意地の降伏嘆願
羽柴秀吉の四国征伐の幕が落とされた直後から、忠澄は秀吉軍と戦う事の無益さを君主元親に言上していた。
しかし、元親は徹底交戦の考えを変えなかった。やむなく最前線である阿波国一宮城で羽柴秀長の軍8万を迎え撃つ事になった。
忠澄は奮闘し、数に任せて攻め寄せる秀長軍を相手によく持ちこたえた。
秀吉は「小城一つに何を手間取っている。さればわし自ら叩き潰してくれよう。」と激怒したが、秀長は冷静に一時休戦を提案。
秀長は早速使者を使わし、今更秀吉と戦う事の無意味さを語り説得したが、そのことを一番良く理解していたのは忠澄自身であった。
長宗我部軍の重臣会議では降伏論に傾いていたが、当主である元親は断固として交戦の構えを変えようとせず、忠澄に
「腹を切れ!」と激怒するありさま。
家臣も決戦を覚悟するが、忠澄もこれまた断固として考えを曲げず、三日三晩かけて重臣たちを説得し、連盟による願状を元親に渡した。
ついに元親も、
「我一人が戦おうと思っても、家臣が皆筑前に恐れをなしていようなら結果は明白であろう。」
と降伏することになった。
この降伏が遅れていれば長宗我部氏は秀吉によって滅亡していたであろう所を忠澄の忠誠により救われたのである。
涙の戸次川
秀吉の九州征伐へ参加した長宗我部軍は島津軍と戸次川で激突するが敗北する。

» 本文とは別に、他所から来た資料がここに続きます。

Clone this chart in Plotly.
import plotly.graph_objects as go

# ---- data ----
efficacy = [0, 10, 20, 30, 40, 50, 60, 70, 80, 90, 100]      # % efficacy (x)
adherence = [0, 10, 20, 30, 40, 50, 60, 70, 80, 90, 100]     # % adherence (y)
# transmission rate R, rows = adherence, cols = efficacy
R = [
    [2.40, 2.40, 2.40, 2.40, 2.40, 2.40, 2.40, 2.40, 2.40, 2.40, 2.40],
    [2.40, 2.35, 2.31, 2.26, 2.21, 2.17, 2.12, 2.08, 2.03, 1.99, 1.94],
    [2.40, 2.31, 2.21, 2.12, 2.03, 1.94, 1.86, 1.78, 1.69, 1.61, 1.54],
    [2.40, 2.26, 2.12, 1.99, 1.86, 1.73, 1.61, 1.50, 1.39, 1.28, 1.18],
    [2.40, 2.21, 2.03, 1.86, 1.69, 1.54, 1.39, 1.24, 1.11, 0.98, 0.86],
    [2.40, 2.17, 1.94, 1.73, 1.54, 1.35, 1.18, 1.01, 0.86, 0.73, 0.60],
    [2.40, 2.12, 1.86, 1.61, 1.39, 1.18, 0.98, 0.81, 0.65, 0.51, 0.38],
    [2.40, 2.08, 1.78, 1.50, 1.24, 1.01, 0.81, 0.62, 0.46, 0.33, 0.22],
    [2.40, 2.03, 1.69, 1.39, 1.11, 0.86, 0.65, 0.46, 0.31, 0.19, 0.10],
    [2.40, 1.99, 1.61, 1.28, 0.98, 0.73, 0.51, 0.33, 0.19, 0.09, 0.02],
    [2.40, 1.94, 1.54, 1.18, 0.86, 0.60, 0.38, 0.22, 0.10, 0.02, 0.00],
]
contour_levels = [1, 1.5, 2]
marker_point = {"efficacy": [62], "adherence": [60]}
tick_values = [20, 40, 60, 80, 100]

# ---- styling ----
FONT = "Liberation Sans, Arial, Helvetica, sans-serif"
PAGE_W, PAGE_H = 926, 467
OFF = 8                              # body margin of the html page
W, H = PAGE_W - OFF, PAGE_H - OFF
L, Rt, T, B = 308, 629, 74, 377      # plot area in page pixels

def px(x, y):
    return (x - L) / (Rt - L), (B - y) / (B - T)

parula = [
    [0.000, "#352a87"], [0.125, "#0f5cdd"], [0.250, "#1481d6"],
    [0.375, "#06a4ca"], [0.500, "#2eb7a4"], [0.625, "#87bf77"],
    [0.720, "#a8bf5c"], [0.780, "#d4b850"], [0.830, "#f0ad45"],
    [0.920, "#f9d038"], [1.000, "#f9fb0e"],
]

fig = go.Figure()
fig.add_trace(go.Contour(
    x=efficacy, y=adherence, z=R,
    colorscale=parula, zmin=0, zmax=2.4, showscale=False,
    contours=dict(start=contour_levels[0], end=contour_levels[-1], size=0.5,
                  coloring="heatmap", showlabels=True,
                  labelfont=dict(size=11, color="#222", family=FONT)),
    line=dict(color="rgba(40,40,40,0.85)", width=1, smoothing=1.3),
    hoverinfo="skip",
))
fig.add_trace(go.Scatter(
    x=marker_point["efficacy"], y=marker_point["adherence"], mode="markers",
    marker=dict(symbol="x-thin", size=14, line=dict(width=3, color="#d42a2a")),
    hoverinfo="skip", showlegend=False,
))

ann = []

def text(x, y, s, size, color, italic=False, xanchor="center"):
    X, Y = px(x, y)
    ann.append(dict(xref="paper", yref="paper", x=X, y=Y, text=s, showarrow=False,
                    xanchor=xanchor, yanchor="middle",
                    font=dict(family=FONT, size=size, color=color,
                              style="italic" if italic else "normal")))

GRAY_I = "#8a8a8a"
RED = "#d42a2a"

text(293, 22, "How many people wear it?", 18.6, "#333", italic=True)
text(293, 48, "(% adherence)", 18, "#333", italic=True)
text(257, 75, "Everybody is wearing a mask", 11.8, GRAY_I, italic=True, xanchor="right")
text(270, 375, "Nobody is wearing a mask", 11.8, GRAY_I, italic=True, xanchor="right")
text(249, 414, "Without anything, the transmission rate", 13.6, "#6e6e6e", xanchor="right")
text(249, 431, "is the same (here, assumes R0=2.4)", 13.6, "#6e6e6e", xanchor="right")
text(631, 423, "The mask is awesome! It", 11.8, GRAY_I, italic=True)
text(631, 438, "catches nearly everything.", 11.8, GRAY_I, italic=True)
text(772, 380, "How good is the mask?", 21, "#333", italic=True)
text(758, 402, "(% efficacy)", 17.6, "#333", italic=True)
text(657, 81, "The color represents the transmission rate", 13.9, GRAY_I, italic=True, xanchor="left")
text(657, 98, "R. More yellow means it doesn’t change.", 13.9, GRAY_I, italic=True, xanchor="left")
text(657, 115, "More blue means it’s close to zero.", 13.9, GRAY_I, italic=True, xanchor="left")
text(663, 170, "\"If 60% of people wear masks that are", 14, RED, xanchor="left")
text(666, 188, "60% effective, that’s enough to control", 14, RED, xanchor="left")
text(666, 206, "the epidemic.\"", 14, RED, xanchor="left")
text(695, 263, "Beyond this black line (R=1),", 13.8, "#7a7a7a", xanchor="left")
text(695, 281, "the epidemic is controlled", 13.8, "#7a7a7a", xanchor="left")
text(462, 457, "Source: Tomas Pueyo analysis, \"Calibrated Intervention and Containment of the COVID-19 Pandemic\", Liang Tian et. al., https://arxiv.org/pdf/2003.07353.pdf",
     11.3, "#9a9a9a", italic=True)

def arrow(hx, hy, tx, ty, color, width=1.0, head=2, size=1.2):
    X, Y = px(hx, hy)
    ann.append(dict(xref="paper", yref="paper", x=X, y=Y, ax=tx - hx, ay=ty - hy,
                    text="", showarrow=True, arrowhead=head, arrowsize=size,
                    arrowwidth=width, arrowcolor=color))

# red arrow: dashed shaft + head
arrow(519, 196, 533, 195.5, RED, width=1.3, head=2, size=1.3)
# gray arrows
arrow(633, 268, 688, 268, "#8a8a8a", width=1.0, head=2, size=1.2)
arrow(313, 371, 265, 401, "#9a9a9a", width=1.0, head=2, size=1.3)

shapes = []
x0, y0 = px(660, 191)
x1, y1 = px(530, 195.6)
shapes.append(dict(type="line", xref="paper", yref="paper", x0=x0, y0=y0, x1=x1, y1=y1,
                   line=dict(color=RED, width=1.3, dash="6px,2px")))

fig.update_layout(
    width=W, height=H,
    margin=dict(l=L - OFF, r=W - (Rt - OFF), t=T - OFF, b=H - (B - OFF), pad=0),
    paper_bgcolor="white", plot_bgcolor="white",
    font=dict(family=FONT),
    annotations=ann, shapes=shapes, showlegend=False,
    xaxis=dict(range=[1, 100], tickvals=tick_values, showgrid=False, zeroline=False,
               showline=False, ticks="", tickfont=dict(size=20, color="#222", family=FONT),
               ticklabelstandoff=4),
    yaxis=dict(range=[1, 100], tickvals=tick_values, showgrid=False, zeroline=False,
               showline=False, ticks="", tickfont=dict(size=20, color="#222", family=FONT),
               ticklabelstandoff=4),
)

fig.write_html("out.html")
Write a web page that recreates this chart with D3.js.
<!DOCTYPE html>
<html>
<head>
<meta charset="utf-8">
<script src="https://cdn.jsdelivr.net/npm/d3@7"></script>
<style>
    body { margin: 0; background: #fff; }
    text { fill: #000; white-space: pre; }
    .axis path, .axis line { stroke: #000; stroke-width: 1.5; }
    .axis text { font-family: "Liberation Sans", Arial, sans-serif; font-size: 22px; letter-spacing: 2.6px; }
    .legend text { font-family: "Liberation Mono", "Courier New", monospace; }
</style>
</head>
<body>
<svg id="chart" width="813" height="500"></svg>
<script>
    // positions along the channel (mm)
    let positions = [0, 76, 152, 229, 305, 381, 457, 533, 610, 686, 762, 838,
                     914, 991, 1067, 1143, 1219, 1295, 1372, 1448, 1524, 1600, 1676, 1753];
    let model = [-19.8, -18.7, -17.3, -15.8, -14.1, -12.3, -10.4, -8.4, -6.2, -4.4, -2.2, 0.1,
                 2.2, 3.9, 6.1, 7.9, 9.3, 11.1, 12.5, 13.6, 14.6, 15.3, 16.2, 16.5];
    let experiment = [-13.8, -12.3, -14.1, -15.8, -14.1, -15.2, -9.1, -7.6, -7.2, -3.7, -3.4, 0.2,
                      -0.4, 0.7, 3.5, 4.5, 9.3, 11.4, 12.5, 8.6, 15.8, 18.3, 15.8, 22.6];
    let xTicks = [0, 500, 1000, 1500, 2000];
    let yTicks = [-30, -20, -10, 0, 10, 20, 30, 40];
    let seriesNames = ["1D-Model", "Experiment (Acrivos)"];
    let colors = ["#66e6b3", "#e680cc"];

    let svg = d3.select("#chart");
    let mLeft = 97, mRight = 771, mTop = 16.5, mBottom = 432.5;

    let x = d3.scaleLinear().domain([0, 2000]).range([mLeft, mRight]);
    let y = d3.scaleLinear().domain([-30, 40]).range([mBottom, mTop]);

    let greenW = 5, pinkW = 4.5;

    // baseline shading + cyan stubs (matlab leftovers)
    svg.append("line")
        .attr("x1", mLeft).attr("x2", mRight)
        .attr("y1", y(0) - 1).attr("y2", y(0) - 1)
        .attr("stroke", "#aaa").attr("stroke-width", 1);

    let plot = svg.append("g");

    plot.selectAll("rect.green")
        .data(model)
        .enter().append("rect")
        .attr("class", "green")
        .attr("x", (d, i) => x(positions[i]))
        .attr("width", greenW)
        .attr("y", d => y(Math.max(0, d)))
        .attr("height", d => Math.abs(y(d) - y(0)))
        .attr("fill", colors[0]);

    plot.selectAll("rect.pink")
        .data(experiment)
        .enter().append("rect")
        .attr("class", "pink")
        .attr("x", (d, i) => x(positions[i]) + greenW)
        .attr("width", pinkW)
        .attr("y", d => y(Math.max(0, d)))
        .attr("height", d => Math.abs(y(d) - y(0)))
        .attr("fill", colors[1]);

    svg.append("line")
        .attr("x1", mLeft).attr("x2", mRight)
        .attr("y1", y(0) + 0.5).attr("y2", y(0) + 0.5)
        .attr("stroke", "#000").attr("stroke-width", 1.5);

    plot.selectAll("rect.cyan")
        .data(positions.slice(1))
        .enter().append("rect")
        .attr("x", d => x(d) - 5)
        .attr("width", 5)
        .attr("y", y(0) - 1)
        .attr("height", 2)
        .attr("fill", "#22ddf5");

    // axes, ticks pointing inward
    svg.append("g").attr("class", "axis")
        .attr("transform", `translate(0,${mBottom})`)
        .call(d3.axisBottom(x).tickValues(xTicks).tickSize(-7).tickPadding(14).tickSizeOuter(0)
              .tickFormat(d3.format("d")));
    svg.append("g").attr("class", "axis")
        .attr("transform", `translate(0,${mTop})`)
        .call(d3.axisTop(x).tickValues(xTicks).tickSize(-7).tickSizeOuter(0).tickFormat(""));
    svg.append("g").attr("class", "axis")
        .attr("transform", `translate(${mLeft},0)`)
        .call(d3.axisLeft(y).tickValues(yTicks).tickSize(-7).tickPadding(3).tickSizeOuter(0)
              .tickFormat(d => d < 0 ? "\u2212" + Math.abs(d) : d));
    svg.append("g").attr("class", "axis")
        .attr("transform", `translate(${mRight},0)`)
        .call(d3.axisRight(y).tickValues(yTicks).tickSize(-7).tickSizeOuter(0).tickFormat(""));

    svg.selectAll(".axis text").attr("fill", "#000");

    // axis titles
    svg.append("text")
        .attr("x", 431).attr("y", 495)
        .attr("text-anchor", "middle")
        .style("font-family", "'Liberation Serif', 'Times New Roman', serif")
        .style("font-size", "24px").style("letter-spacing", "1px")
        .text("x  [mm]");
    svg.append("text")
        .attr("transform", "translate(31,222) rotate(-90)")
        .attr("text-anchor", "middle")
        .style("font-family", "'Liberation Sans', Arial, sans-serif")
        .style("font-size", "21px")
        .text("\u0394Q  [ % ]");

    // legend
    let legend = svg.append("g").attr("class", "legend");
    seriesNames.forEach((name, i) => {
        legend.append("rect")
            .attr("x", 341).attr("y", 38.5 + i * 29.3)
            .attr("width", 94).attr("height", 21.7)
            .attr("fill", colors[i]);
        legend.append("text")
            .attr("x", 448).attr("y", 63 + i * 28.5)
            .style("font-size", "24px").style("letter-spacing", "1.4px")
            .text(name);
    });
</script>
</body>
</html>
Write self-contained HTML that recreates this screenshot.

そして、元親最愛の息子信親が討ち取られてしまった。
消沈する元親は忠澄に信親の遺体を引き取ってくるように頼んだ。戦後とはいえ、今だ交戦中の敵陣へ赴き、大将の遺体を引き渡せというのだから極めて危険な行為である。
しかも、島津軍の対象は猛将として有名な新納忠元であった。
決意した忠澄は敵陣へと向かうと、忠元は、
「我がその場におれば、決して信親公を討ち取るようなことはなかった。これは神に誓って私の本心である。戦の恒とはもうせ、まことに申し訳ないことをした。元親殿の心中をお察しいたす。」
と涙ながらに詫びた。
そして忠元は丁重に忠澄を扱い、僧侶も同行させて遺体を送り返した。
後にこの話を聞いた島津義弘も元親の心中を察して涙したと言われている。